His exit from the Union cabinet too wasn’t unceremonious as Mishra was first sent off as Governor to Himachal Pradesh in 2019 for a brief stint and then shifted to Rajasthan before being eased out of office last July.
Others in the club
Few in the BJP’s club of “75+” have, however, had the same luck as Mishra. Stalwarts like Shanta Kumar and BC Khanduri, former chief ministers of Himachal Pradesh and Uttarakhand, respectively, saw their political careers come to a screeching halt in Modi’s era as did former Uttarakhand CM Bhagat Singh Koshyari, who, however, did manage to get a gubernatorial assignment in Maharashtra after being eased out of electoral politics.

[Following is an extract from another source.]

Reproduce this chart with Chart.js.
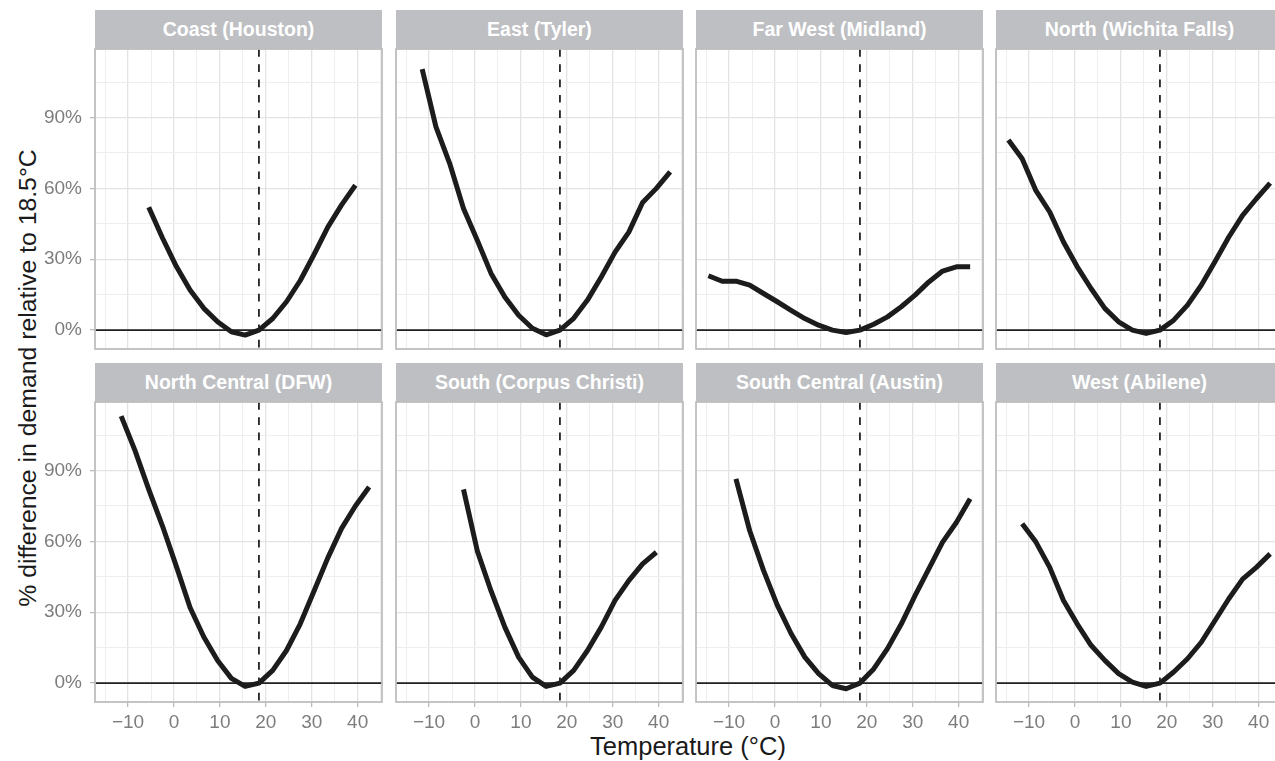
<!DOCTYPE html>
<html lang="en">
<head>
<meta charset="UTF-8">
<title>Demand vs temperature by region</title>
<script src="https://cdn.jsdelivr.net/npm/chart.js"></script>
<style>
    body {
        margin: 0;
        width: 1275px;
        height: 761px;
        overflow: hidden;
        position: relative;
        background: #fff;
        font-family: "Liberation Sans", Arial, sans-serif;
    }
    .strip {
        position: absolute;
        background: #BEBFC3;
        color: #fff;
        font-weight: bold;
        font-size: 19.5px;
        display: flex;
        align-items: center;
        justify-content: center;
        white-space: nowrap;
    }
    canvas { position: absolute; }
    .ytitle {
        position: absolute;
        left: 28px;
        top: 378px;
        transform: translate(-50%, -50%) rotate(-90deg);
        white-space: nowrap;
        font-size: 24.8px;
        color: #1a1a1a;
    }
    .xtitle {
        position: absolute;
        left: 688px;
        top: 746px;
        transform: translate(-50%, -50%);
        white-space: nowrap;
        font-size: 25.5px;
        color: #1a1a1a;
    }
</style>
</head>
<body>
<div class="ytitle">% difference in demand relative to 18.5°C</div>
<div class="xtitle">Temperature (°C)</div>

<script>
    // temperature grid (°C), one point every 3 degrees around the 18.5 reference
    const temps = [-14.5, -11.5, -8.5, -5.5, -2.5, 0.5, 3.5, 6.5, 9.5, 12.5, 15.5, 18.5, 21.5, 24.5, 27.5, 30.5, 33.5, 36.5, 39.5, 42.5];

    const regions = ['Coast (Houston)', 'East (Tyler)', 'Far West (Midland)', 'North (Wichita Falls)',
                     'North Central (DFW)', 'South (Corpus Christi)', 'South Central (Austin)', 'West (Abilene)'];

    // % difference in demand
    const coast        = [null, null, null, 52, 39, 27, 17, 9.2, 3.5, -0.7, -2.1, 0, 4.9, 12, 21, 32, 43.6, 53, 61.3, null];
    const east         = [null, 110.5, 86, 70.5, 51.5, 38, 24, 14, 6.3, 0.8, -2, 0, 5, 12.7, 22.5, 33, 41.5, 54, 60, 67];
    const farWest      = [23, 20.7, 20.7, 19, 15.5, 12, 8.4, 4.9, 2.1, 0, -1, 0, 2.5, 5.6, 9.9, 14.8, 20.4, 25, 26.8, 26.8];
    const north        = [80.5, 72.5, 59, 50, 37.3, 26.8, 17.6, 9.2, 3.5, 0, -1.4, 0, 4.2, 10.6, 19, 29, 39.4, 48.6, 55.6, 62.2];
    const northCentral = [null, 113, 98.5, 82, 66.5, 49.5, 32, 19.5, 9.6, 2, -1.4, 0, 5.4, 13.8, 25.1, 39, 53, 65.5, 75, 83];
    const south        = [null, null, null, null, 82, 56, 39, 23.7, 11, 2.5, -1.4, 0, 5.4, 13.8, 23.7, 35, 43.4, 50.5, 55.4, null];
    const southCentral = [null, null, 86.5, 64.5, 47.7, 33, 21, 11, 4, -1, -2.4, 0, 6, 14.6, 25, 37, 48.4, 59.7, 68, 78];
    const west         = [null, 67.5, 59.7, 49, 35, 25, 16, 9.6, 4, 0.4, -1.4, 0, 4.7, 10.3, 17.3, 26.5, 35.7, 44, 49, 54.7];

    const series = [coast, east, farWest, north, northCentral, south, southCentral, west];

    const xTickLabels = [-10, 0, 10, 20, 30, 40];
    const yTickLabels = [0, 30, 60, 90];
    const refTemp = 18.5;
    const xMin = -17.2, xMax = 45.3;
    const yMin = -8, yMax = 119;

    // layout of the facet grid
    const colLeft = [95, 396, 696, 996];
    const rowTop = [49, 402];
    const panelW = 287, panelH = 300, stripH = 39;
    const topM = 25, rightM = 12;
    const tickGrey = '#7d7d7d';

    const frame = {
        id: 'frame',
        afterDraw(chart) {
            const a = chart.chartArea;
            const c = chart.ctx;
            c.save();
            c.strokeStyle = '#BEBEBE';
            c.lineWidth = 1.8;
            c.strokeRect(a.left, a.top, a.right - a.left, a.bottom - a.top);
            c.restore();
        }
    };

    function fmtX(v) {
        return v < 0 ? '\u2212' + Math.abs(v) : String(v);
    }

    regions.forEach((name, i) => {
        const col = i % 4, row = Math.floor(i / 4);
        const showY = col === 0, showX = row === 1;
        const leftM = showY ? 95 : 12, bottomM = showX ? 45 : 25;
        const px = colLeft[col], py = rowTop[row];

        const strip = document.createElement('div');
        strip.className = 'strip';
        strip.textContent = name;
        strip.style.left = px + 'px';
        strip.style.top = (py - stripH) + 'px';
        strip.style.width = panelW + 'px';
        strip.style.height = stripH + 'px';
        document.body.appendChild(strip);

        const cv = document.createElement('canvas');
        const w = panelW + leftM + rightM, h = panelH + topM + bottomM;
        cv.width = w; cv.height = h;
        cv.style.width = w + 'px'; cv.style.height = h + 'px';
        cv.style.left = (px - leftM) + 'px';
        cv.style.top = (py - topM) + 'px';
        document.body.appendChild(cv);

        new Chart(cv.getContext('2d'), {
            type: 'line',
            data: {
                datasets: [
                    {
                        data: [{x: refTemp, y: yMax}, {x: refTemp, y: yMin}],
                        borderColor: '#222', borderWidth: 1.8, borderDash: [7.7, 7.6],
                        pointRadius: 0
                    },
                    {
                        data: temps.map((t, k) => ({x: t, y: series[i][k]})),
                        borderColor: '#1c1c1c', borderWidth: 5,
                        borderCapStyle: 'butt', borderJoinStyle: 'round',
                        pointRadius: 0, tension: 0
                    },
                    {
                        data: [{x: xMin, y: 0}, {x: xMax, y: 0}],
                        borderColor: '#222', borderWidth: 1.6, pointRadius: 0
                    }
                ]
            },
            options: {
                responsive: false,
                animation: false,
                layout: { padding: { top: topM, right: rightM, left: 0, bottom: 0 } },
                plugins: { legend: { display: false }, tooltip: { enabled: false } },
                scales: {
                    x: {
                        type: 'linear', min: xMin, max: xMax,
                        afterFit: s => { s.height = bottomM; },
                        border: { display: false },
                        grid: {
                            color: c => c.tick && c.tick.value % 10 === 0 ? '#E3E3E3' : '#EEEEEE',
                            lineWidth: c => c.tick && c.tick.value % 10 === 0 ? 1.3 : 1,
                            drawTicks: showX, tickLength: 5,
                            tickColor: c => c.tick && c.tick.value % 10 === 0 ? '#BBBBBB' : 'rgba(0,0,0,0)'
                        },
                        ticks: {
                            display: showX, stepSize: 5, includeBounds: false, autoSkip: false, maxRotation: 0,
                            color: tickGrey, padding: 4,
                            font: { size: 19, family: '"Liberation Sans", Arial, sans-serif' },
                            callback: v => xTickLabels.includes(v) ? fmtX(v) : ''
                        }
                    },
                    y: {
                        min: yMin, max: yMax,
                        afterFit: s => { s.width = leftM; },
                        border: { display: false },
                        grid: {
                            color: c => c.tick && c.tick.value % 30 === 0 ? '#E3E3E3' : '#EEEEEE',
                            lineWidth: c => c.tick && c.tick.value % 30 === 0 ? 1.3 : 1,
                            drawTicks: showY, tickLength: 5,
                            tickColor: c => c.tick && c.tick.value % 30 === 0 ? '#BBBBBB' : 'rgba(0,0,0,0)'
                        },
                        ticks: {
                            display: showY, stepSize: 15, includeBounds: false, autoSkip: false,
                            color: tickGrey, padding: 8,
                            font: { size: 19, family: '"Liberation Sans", Arial, sans-serif' },
                            callback: v => yTickLabels.includes(v) ? v + '%' : ''
                        }
                    }
                }
            },
            plugins: [frame]
        });
    });
</script>
</body>
</html>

Former Lok Sabha Speaker Sumitra Mahajan too had to quietly walk into the sunset in 2019. The garrulous Subramanian Swamy suffered the same fate but has, unlike Yashwant Sinha, chosen to remain within the BJP and continue his often-vitriolic broadsides against Modi, though no one in his party finds it worthy to engage with him or respond to his criticisms.
With the exception of Joshi and Mishra, it is not surprising that none of these leaders have publicly wished Modi on his personal milestone yet. The 75-year-old Modi, perhaps, would understand their indisposition.
For others in the BJP yet to reach 75, there is now hope.